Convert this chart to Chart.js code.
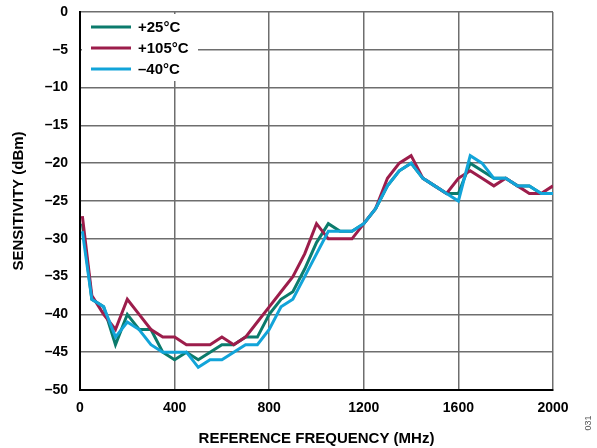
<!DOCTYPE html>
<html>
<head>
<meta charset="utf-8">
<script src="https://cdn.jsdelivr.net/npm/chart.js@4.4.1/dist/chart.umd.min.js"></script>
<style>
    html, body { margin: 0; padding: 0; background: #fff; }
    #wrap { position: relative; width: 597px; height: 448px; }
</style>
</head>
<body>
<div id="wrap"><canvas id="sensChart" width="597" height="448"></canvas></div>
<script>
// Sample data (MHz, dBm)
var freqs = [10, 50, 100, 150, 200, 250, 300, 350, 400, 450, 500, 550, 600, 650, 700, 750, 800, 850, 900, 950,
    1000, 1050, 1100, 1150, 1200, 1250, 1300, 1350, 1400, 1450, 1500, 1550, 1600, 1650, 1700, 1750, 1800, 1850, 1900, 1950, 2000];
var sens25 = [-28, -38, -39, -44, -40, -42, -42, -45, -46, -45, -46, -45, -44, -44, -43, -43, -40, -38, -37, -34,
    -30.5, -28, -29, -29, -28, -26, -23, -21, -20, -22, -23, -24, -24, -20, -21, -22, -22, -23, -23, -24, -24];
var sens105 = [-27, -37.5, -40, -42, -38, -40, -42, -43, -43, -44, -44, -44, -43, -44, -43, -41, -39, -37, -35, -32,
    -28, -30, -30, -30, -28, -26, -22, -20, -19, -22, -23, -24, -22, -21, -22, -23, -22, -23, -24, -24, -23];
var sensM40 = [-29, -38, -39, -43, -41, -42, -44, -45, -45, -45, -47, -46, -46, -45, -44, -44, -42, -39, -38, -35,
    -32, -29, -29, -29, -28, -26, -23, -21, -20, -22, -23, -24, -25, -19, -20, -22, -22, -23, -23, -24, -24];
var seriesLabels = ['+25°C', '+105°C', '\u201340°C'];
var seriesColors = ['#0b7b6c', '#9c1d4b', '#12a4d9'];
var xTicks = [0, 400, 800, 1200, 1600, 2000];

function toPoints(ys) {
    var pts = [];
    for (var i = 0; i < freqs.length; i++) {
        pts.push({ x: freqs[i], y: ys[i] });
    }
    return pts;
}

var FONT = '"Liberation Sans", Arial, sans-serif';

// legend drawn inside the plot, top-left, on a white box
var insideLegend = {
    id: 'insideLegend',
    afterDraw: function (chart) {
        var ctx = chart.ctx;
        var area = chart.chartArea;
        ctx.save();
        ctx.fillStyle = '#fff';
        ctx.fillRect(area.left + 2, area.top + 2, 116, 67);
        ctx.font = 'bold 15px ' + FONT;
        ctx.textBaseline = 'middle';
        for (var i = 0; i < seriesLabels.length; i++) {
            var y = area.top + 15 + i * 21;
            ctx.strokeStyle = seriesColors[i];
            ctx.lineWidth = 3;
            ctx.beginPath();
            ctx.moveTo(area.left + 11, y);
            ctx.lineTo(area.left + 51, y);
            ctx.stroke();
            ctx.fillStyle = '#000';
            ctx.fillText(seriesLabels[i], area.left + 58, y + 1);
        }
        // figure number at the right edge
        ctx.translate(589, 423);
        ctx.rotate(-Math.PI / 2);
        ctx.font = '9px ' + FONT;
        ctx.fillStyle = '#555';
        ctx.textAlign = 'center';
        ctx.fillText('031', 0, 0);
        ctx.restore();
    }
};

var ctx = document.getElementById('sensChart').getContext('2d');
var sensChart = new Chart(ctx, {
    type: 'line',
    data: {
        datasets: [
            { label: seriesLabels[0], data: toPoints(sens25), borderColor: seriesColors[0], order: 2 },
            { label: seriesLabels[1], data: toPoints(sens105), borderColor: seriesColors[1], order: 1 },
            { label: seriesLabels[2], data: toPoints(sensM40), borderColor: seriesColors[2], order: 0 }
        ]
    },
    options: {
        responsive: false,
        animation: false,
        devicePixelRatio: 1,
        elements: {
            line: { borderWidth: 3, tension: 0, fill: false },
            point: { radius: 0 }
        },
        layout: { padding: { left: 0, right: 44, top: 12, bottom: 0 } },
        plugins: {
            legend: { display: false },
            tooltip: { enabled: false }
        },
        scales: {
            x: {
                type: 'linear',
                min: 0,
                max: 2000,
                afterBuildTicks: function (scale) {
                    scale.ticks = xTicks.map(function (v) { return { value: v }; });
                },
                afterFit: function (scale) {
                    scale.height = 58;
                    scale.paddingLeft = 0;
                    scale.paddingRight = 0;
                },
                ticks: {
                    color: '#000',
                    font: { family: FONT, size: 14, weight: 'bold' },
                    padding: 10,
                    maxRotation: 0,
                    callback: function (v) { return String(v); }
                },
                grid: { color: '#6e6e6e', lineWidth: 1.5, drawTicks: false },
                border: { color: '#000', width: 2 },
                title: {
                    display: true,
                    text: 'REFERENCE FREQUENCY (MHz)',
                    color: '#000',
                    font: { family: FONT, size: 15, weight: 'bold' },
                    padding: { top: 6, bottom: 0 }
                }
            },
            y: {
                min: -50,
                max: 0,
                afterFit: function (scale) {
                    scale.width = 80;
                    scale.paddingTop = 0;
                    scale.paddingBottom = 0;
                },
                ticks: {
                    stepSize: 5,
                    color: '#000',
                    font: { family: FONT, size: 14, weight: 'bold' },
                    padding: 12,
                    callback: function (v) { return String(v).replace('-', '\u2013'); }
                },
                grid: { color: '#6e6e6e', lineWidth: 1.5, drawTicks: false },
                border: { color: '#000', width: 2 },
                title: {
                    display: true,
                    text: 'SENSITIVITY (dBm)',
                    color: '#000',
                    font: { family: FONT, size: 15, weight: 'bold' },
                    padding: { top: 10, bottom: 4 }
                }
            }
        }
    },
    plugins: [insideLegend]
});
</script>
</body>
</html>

PROBLEM TO SOLVE: Print out the whole of the material word for word, without pictures.

WORKED SOLUTION:
Convert this chart to Chart.js code.
<!DOCTYPE html>
<html>
<head>
<meta charset="utf-8">
<script src="https://cdn.jsdelivr.net/npm/chart.js@4.4.1/dist/chart.umd.min.js"></script>
<style>
    html, body { margin: 0; padding: 0; background: #fff; }
    #wrap { position: relative; width: 597px; height: 448px; }
</style>
</head>
<body>
<div id="wrap"><canvas id="sensChart" width="597" height="448"></canvas></div>
<script>
// Sample data (MHz, dBm)
var freqs = [10, 50, 100, 150, 200, 250, 300, 350, 400, 450, 500, 550, 600, 650, 700, 750, 800, 850, 900, 950,
    1000, 1050, 1100, 1150, 1200, 1250, 1300, 1350, 1400, 1450, 1500, 1550, 1600, 1650, 1700, 1750, 1800, 1850, 1900, 1950, 2000];
var sens25 = [-28, -38, -39, -44, -40, -42, -42, -45, -46, -45, -46, -45, -44, -44, -43, -43, -40, -38, -37, -34,
    -30.5, -28, -29, -29, -28, -26, -23, -21, -20, -22, -23, -24, -24, -20, -21, -22, -22, -23, -23, -24, -24];
var sens105 = [-27, -37.5, -40, -42, -38, -40, -42, -43, -43, -44, -44, -44, -43, -44, -43, -41, -39, -37, -35, -32,
    -28, -30, -30, -30, -28, -26, -22, -20, -19, -22, -23, -24, -22, -21, -22, -23, -22, -23, -24, -24, -23];
var sensM40 = [-29, -38, -39, -43, -41, -42, -44, -45, -45, -45, -47, -46, -46, -45, -44, -44, -42, -39, -38, -35,
    -32, -29, -29, -29, -28, -26, -23, -21, -20, -22, -23, -24, -25, -19, -20, -22, -22, -23, -23, -24, -24];
var seriesLabels = ['+25°C', '+105°C', '\u201340°C'];
var seriesColors = ['#0b7b6c', '#9c1d4b', '#12a4d9'];
var xTicks = [0, 400, 800, 1200, 1600, 2000];

function toPoints(ys) {
    var pts = [];
    for (var i = 0; i < freqs.length; i++) {
        pts.push({ x: freqs[i], y: ys[i] });
    }
    return pts;
}

var FONT = '"Liberation Sans", Arial, sans-serif';

// legend drawn inside the plot, top-left, on a white box
var insideLegend = {
    id: 'insideLegend',
    afterDraw: function (chart) {
        var ctx = chart.ctx;
        var area = chart.chartArea;
        ctx.save();
        ctx.fillStyle = '#fff';
        ctx.fillRect(area.left + 2, area.top + 2, 116, 67);
        ctx.font = 'bold 15px ' + FONT;
        ctx.textBaseline = 'middle';
        for (var i = 0; i < seriesLabels.length; i++) {
            var y = area.top + 15 + i * 21;
            ctx.strokeStyle = seriesColors[i];
            ctx.lineWidth = 3;
            ctx.beginPath();
            ctx.moveTo(area.left + 11, y);
            ctx.lineTo(area.left + 51, y);
            ctx.stroke();
            ctx.fillStyle = '#000';
            ctx.fillText(seriesLabels[i], area.left + 58, y + 1);
        }
        // figure number at the right edge
        ctx.translate(589, 423);
        ctx.rotate(-Math.PI / 2);
        ctx.font = '9px ' + FONT;
        ctx.fillStyle = '#555';
        ctx.textAlign = 'center';
        ctx.fillText('031', 0, 0);
        ctx.restore();
    }
};

var ctx = document.getElementById('sensChart').getContext('2d');
var sensChart = new Chart(ctx, {
    type: 'line',
    data: {
        datasets: [
            { label: seriesLabels[0], data: toPoints(sens25), borderColor: seriesColors[0], order: 2 },
            { label: seriesLabels[1], data: toPoints(sens105), borderColor: seriesColors[1], order: 1 },
            { label: seriesLabels[2], data: toPoints(sensM40), borderColor: seriesColors[2], order: 0 }
        ]
    },
    options: {
        responsive: false,
        animation: false,
        devicePixelRatio: 1,
        elements: {
            line: { borderWidth: 3, tension: 0, fill: false },
            point: { radius: 0 }
        },
        layout: { padding: { left: 0, right: 44, top: 12, bottom: 0 } },
        plugins: {
            legend: { display: false },
            tooltip: { enabled: false }
        },
        scales: {
            x: {
                type: 'linear',
                min: 0,
                max: 2000,
                afterBuildTicks: function (scale) {
                    scale.ticks = xTicks.map(function (v) { return { value: v }; });
                },
                afterFit: function (scale) {
                    scale.height = 58;
                    scale.paddingLeft = 0;
                    scale.paddingRight = 0;
                },
                ticks: {
                    color: '#000',
                    font: { family: FONT, size: 14, weight: 'bold' },
                    padding: 10,
                    maxRotation: 0,
                    callback: function (v) { return String(v); }
                },
                grid: { color: '#6e6e6e', lineWidth: 1.5, drawTicks: false },
                border: { color: '#000', width: 2 },
                title: {
                    display: true,
                    text: 'REFERENCE FREQUENCY (MHz)',
                    color: '#000',
                    font: { family: FONT, size: 15, weight: 'bold' },
                    padding: { top: 6, bottom: 0 }
                }
            },
            y: {
                min: -50,
                max: 0,
                afterFit: function (scale) {
                    scale.width = 80;
                    scale.paddingTop = 0;
                    scale.paddingBottom = 0;
                },
                ticks: {
                    stepSize: 5,
                    color: '#000',
                    font: { family: FONT, size: 14, weight: 'bold' },
                    padding: 12,
                    callback: function (v) { return String(v).replace('-', '\u2013'); }
                },
                grid: { color: '#6e6e6e', lineWidth: 1.5, drawTicks: false },
                border: { color: '#000', width: 2 },
                title: {
                    display: true,
                    text: 'SENSITIVITY (dBm)',
                    color: '#000',
                    font: { family: FONT, size: 15, weight: 'bold' },
                    padding: { top: 10, bottom: 4 }
                }
            }
        }
    },
    plugins: [insideLegend]
});
</script>
</body>
</html>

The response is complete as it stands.